You decide there is an analogy, nonetheless. As proof, you reason a priori, find some similarities (things, such as anger, that often crop up in heated situations), and whomp - the Muslim sectarianism that has gone on for centuries is just like the Dems and the Republicans.

Also, with all due respect, the vast majority of people are not news junkies. They are often not well informed, but this does not mean they are stupid. They do not hate those who don't share their political opinions. They don't pay a lot of attention to the news or the blogs, and they do not sweat blood over it. They may not be buried to the neck in blogdom, but they do know about the throbbing memo; they do know what Reutersgate was; and they are capable of making decisions without you holding their hands or belittling their intelligence. To an extent, the MSM can fool them some of the time, but not all the time.

Also, I disagree with you when you say our political process is not going well. It's working the way it is supposed to. Just because your guy didn't win doesn't mean it doesn't work. Just because some fringe elements freak out at the drop of a chad doesn't mean the majority puts any credence in it - most people - trust me - don't know a chad from a Diebold from their ear.

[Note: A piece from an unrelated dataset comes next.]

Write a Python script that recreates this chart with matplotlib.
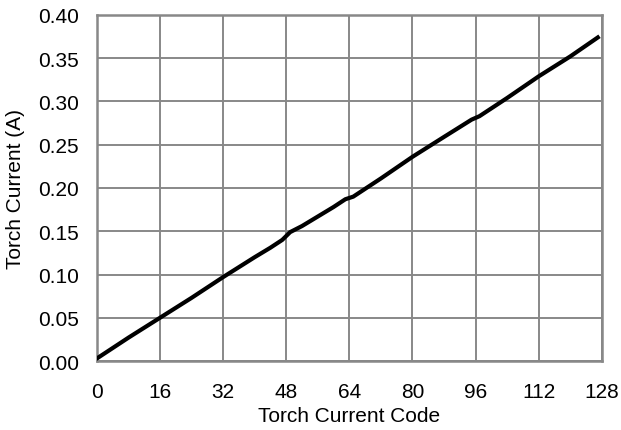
import matplotlib
matplotlib.use('Agg')
import matplotlib.pyplot as plt
import numpy as np

codes = [0, 8, 16, 24, 32, 40, 44, 47, 49, 52, 56, 60, 63, 65, 72, 80, 88, 95, 97, 104, 112, 120, 127]
current = [0.003, 0.027, 0.050, 0.073, 0.097, 0.120, 0.131, 0.140, 0.149, 0.156, 0.167, 0.178,
           0.187, 0.190, 0.211, 0.236, 0.259, 0.279, 0.283, 0.304, 0.329, 0.352, 0.374]

x_ticks = np.arange(0, 129, 16)
y_ticks = np.arange(0, 0.401, 0.05)

plt.rcParams['font.family'] = ['Liberation Sans', 'DejaVu Sans']
plt.rcParams['font.size'] = 15

fig = plt.figure(figsize=(6.21, 4.31), dpi=100)
ax = fig.add_axes([0.156, 0.160, 0.813, 0.803])

ax.plot(codes, current, color='black', linewidth=3, zorder=3)

ax.set_xlim(0, 128)
ax.set_ylim(0, 0.40)
ax.set_xticks(x_ticks)
ax.set_yticks(y_ticks)
ax.set_yticklabels(['%.2f' % v for v in y_ticks])
ax.grid(True, color='#888888', linewidth=1.4)
for s in ax.spines.values():
    s.set_color('#888888')
    s.set_linewidth(1.8)
ax.tick_params(axis='y', length=0, pad=13, labelsize=15)
ax.tick_params(axis='x', length=0, pad=15, labelsize=15)
ax.set_xlabel('Torch Current Code', fontsize=15, labelpad=4)
ax.set_ylabel('Torch Current (A)', fontsize=15, labelpad=9)

plt.savefig('out.png', dpi=100)
plt.close()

The people vote, and the winners peacefully take office, while the losers refrain from armed conflict with the winners. The people go on with what they were doing, and they don't worry about coups de etat, because this is America. If they care, they work for the next election or lobby their congress for what they believe. We are not in any way falling apart here - but some of us are getting too emotional about it to see reality. In essense - the barber kept on shaving.

353 Ledger1  Tue, Nov 28, 2006 1:34:09am

The AP cannot be trusted.

354 Doda McCheesle  Tue, Nov 28, 2006 4:37:09am

BTW-- I've been told by someone who knows such things that "Jamil Hussein" is sort of the Arabic equivalent of "John Smith"...

355 penitentman[deleted]  Tue, Nov 28, 2006 2:06:39pm
356 txdino  Tue, Nov 28, 2006 6:00:30pm

AP is trying to justify their story of the burned bodies but what they leave unsaid is more damning. They got caught out with bogus sources. Keep up the pressure! They are responding to all of you.